The audience that will fill the room is, as St. Germain puts it, genuinely hard to predict. “It’s kind of fun in this area because it’s like the combo of yuppie, hippie, and ‘Masshole,’” says St. Germain. “You never know which one you’re gonna get.” Lewis sees that mix as a creative asset; comics come up from New York specifically to work in front of what he calls “real people,” crowds that don’t share the hyper-specific references of a Brooklyn club at midnight. “You might destroy there,” he says of those rooms,“but as soon as you go 20 miles outside of New York City, people are just looking at you like, ‘I don’t know what you’re talking about.’”
A Berkshire crowd, in other words, forces comics to find the broader human note, the kind of comedy provided by headliners like Jon Stewart, who made his Tanglewood debut this summer; John Mulaney, who has appeared at the Mahaiwe and Tanglewood; Bob Marley, who performed at the Colonial in June; and Patton Oswalt and Paul Reiser, who each were at the Mahaiwe last year.

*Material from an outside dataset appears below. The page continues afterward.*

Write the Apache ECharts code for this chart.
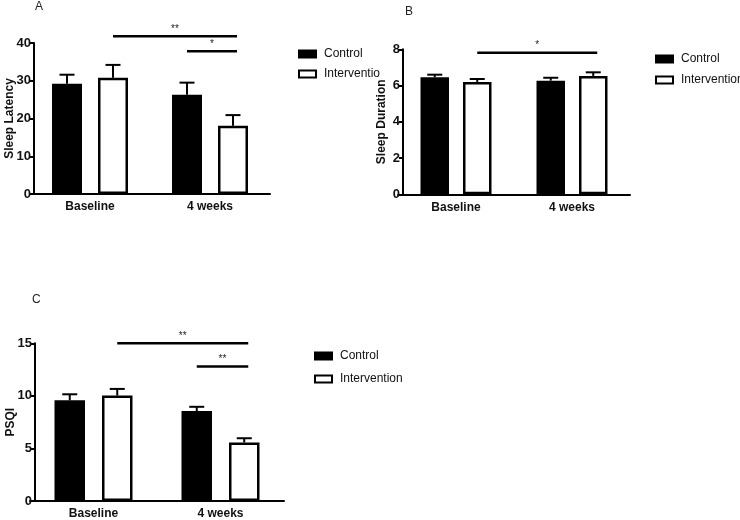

“It’s a food-and-drink business,”St. Germain says, and he means it. Servers’ tips rely on the room being full and entertained. Beuth has structured the Indigo Room around that reality carefully: reasonably priced tickets, wine and beer available, and doors open an hour early for conversation before the lights go down.
The broader comedy industry is undergoing a transformation that makes live rooms more valuable, not less, St. Germain notes. “The old pipeline of the Comedy Central half-hour, then the hour, thenHBO special is gone,” he says. In its place, a comic’s Instagram clips can outperform their Tonight Show appearance. “Ultimately,” he says, “it’s still a put-butts-in-seats business.” And the Berkshires, with its mix of year-round locals and culturally hungry seasonal visitors, has seats worth filling.
Beuth is not inclined to overthink the momentum. “People keep coming out, and they have faith in what we’re doing,” he says. “I wouldn’t see why we’d stop.”
Asked to define what he represents or what he’s building toward as a comedian, St. Germain finds the question almost philosophically unanswerable, yet answers it anyway. “How can anyone be certain about anything?” he says. “Everything is constantly evolving around us. The world is literally shaking beneath our feet, and we’re trying to hold onto this false sense of self. So, I guess my brand is ‘I don’t know.’”
But what is known is that the Berkshires appears well on its way to building a sustainable comedy ecosystem, and the momentum is only growing. Clubs, theaters, and small rooms are proving that audiences show up year-round, and younger comics like St. Germain keep returning, drawn by the rare chance to write, recharge, and workshop new material in front of genuinely receptive crowds. The region has always had culture in abundance, and now it’s embracing an exciting new truth: that laughter, in the form of stand-up, belongs here, too.